_SHORT PROBLEM_:
Write out, word for word, every line from the first one through the line that holds "number[]; color: string", and nothing else; skip the pictures.

_PROVIDED MATERIAL_:
-- begin --
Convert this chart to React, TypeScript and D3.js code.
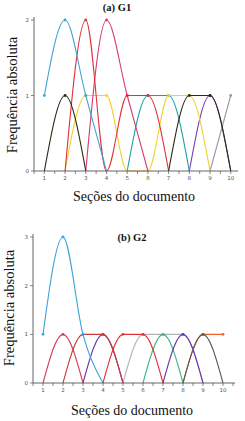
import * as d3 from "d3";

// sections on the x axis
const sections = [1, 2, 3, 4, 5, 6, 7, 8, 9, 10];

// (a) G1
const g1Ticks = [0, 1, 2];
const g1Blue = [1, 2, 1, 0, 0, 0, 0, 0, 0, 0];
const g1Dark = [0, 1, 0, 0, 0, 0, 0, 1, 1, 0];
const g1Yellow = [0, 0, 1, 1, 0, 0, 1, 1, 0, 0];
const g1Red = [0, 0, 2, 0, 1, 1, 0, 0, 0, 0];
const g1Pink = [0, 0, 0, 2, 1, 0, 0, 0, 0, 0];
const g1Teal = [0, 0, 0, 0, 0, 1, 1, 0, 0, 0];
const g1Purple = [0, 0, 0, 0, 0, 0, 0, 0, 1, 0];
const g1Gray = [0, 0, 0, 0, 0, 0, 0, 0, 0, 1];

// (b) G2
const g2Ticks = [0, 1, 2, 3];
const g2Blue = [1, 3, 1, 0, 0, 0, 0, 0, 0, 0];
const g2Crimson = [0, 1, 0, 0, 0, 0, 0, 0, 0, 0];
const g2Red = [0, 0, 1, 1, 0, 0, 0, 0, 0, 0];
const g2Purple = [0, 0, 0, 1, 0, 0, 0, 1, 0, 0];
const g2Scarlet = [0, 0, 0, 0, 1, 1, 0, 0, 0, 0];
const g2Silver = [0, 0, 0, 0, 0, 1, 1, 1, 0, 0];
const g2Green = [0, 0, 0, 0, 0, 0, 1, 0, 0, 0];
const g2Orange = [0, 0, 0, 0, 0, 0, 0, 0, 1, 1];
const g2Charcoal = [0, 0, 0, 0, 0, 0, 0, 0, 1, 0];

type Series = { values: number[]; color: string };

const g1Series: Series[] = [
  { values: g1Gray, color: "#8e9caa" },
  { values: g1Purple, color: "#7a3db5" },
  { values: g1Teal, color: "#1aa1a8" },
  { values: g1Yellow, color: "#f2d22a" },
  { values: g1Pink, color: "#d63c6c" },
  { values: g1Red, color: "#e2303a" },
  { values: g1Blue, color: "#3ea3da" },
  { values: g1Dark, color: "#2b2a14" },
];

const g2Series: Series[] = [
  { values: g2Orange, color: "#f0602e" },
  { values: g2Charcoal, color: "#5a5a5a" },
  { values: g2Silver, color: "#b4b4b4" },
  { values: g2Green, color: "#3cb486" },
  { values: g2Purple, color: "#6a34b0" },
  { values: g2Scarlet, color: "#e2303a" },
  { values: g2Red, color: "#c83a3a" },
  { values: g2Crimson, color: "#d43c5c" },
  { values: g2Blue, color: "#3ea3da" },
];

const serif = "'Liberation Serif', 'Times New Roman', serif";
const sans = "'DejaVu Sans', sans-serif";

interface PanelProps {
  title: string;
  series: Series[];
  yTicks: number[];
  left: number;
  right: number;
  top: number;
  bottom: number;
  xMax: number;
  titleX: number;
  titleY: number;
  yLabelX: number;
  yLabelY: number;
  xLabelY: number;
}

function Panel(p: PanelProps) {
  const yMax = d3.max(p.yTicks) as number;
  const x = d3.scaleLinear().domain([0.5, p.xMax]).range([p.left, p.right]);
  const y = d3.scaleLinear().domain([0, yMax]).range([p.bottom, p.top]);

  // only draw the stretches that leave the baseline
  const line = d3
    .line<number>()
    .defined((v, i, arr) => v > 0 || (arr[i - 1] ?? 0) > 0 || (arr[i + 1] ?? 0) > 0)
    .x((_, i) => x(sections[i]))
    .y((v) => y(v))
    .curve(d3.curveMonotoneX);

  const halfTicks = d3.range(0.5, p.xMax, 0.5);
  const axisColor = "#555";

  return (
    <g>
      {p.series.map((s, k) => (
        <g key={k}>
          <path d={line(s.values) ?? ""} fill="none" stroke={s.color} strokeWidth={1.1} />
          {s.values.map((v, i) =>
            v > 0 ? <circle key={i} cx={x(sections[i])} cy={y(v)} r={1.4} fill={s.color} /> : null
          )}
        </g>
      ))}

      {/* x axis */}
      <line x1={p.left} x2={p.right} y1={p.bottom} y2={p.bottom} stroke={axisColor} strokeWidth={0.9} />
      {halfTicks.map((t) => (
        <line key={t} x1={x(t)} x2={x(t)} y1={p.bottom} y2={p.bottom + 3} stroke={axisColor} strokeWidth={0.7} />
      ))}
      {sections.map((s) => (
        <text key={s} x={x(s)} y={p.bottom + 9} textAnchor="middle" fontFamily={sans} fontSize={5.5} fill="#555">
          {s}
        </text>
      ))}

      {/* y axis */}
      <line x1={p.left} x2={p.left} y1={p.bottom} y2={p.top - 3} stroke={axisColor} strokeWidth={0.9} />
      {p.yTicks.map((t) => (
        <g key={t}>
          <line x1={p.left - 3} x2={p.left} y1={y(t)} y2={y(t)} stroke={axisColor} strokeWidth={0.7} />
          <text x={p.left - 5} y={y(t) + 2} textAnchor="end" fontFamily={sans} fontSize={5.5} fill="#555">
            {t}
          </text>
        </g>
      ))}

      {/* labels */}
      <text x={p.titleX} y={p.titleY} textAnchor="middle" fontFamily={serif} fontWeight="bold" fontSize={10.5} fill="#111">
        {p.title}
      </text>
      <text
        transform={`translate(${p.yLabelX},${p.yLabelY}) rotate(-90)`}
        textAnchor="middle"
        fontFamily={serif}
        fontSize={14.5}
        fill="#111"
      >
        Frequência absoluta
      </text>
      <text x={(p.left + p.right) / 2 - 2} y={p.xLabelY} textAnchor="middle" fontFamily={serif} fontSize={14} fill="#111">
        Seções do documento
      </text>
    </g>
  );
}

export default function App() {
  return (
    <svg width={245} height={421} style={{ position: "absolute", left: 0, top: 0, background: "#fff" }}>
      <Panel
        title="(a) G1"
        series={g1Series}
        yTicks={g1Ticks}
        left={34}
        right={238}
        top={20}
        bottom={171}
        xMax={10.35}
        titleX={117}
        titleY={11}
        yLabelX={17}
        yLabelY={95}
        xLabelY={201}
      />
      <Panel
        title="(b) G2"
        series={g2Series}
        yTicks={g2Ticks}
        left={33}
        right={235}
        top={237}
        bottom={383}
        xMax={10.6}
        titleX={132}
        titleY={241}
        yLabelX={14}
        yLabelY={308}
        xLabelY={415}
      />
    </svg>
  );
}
-- end --
_RESULT OF THE EXERCISE_:
Convert this chart to React, TypeScript and D3.js code.
import * as d3 from "d3";

// sections on the x axis
const sections = [1, 2, 3, 4, 5, 6, 7, 8, 9, 10];

// (a) G1
const g1Ticks = [0, 1, 2];
const g1Blue = [1, 2, 1, 0, 0, 0, 0, 0, 0, 0];
const g1Dark = [0, 1, 0, 0, 0, 0, 0, 1, 1, 0];
const g1Yellow = [0, 0, 1, 1, 0, 0, 1, 1, 0, 0];
const g1Red = [0, 0, 2, 0, 1, 1, 0, 0, 0, 0];
const g1Pink = [0, 0, 0, 2, 1, 0, 0, 0, 0, 0];
const g1Teal = [0, 0, 0, 0, 0, 1, 1, 0, 0, 0];
const g1Purple = [0, 0, 0, 0, 0, 0, 0, 0, 1, 0];
const g1Gray = [0, 0, 0, 0, 0, 0, 0, 0, 0, 1];

// (b) G2
const g2Ticks = [0, 1, 2, 3];
const g2Blue = [1, 3, 1, 0, 0, 0, 0, 0, 0, 0];
const g2Crimson = [0, 1, 0, 0, 0, 0, 0, 0, 0, 0];
const g2Red = [0, 0, 1, 1, 0, 0, 0, 0, 0, 0];
const g2Purple = [0, 0, 0, 1, 0, 0, 0, 1, 0, 0];
const g2Scarlet = [0, 0, 0, 0, 1, 1, 0, 0, 0, 0];
const g2Silver = [0, 0, 0, 0, 0, 1, 1, 1, 0, 0];
const g2Green = [0, 0, 0, 0, 0, 0, 1, 0, 0, 0];
const g2Orange = [0, 0, 0, 0, 0, 0, 0, 0, 1, 1];
const g2Charcoal = [0, 0, 0, 0, 0, 0, 0, 0, 1, 0];

type Series = { values: number[]; color: string };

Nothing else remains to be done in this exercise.